Au début, tout ce monde habite le « phalanstère », qui est une confortable gentilhommière, d’abord tenue par les époux Jean-Pierre Collard, venus des Ardennes. Tous les visiteurs y sont reçus royalement, au nom de la compagnie.

Après un séjour de six ou sept mois à Fanny-Lux, La Borderie, passé en France, y fait un grand éloge des Canadiens et des Métis français, dont il vante les qualités sociales. Il conseille à ses amis et compatriotes d’imiter son exemple et de chercher un palliatif à la détresse de l’agriculture en France en allant reconstituer dans ces contrées vierges et libres la propriété française.
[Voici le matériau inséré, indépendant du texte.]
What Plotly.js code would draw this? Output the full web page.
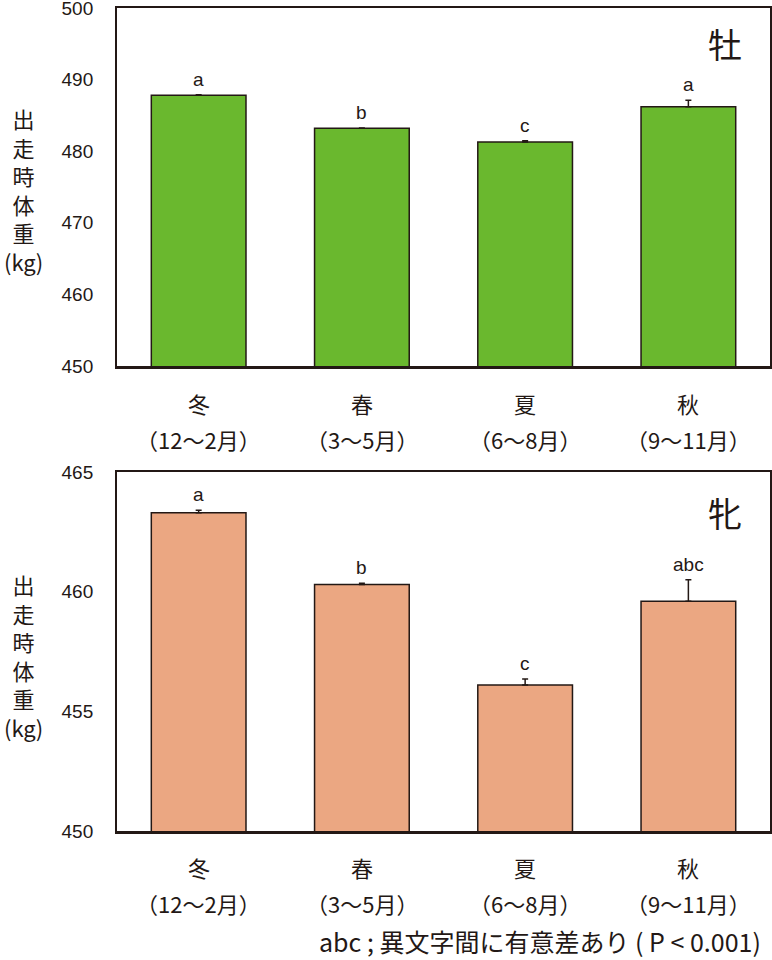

Au printemps, la colonie reçoit une recrue de choix dans la personne de Gabriel Durnerin, ingénieur, de Sainte-Amélie, près Bordeaux, l’un des propriétaires du célèbre vignoble « Château de Costes ». Venu avec sa femme, six enfants et une gouvernante, il amène aussi deux familles de paysans du Lot. Il a acheté un millier d’acres à Saint-Pierre. André Lafon, ancien zouave pontifical, fils du peintre parisien du même nom, arrive aussi dans le même temps.

***

Trois ans après la fondation, malgré le retrait des capitaux du chanoine Rosenberg, représentant de la comtesse d’Albuféra, l’établissement de la Rivière-aux-Rats est en pleine prospérité. L’installation de la beurrerie est supérieure à toutes celles du genre au pays. L’un des associés, Gabriel Henry, ingénieur de l’École centrale de Paris, a inventé plusieurs dispositifs très ingénieux permettant une fabrication rapide et perfectionnée, réduisant la main-d’œuvre au minimum. La ferme La Borderie et celles du voisinage fournissent le lait en abondance. Le beurre La Borderie et Cie va devenir fameux et remporter des prix aux expositions jusqu’en Jamaïque. On l’exporte au Japon, au Brésil, en Australie. En 1891, on a plus que doublé la production.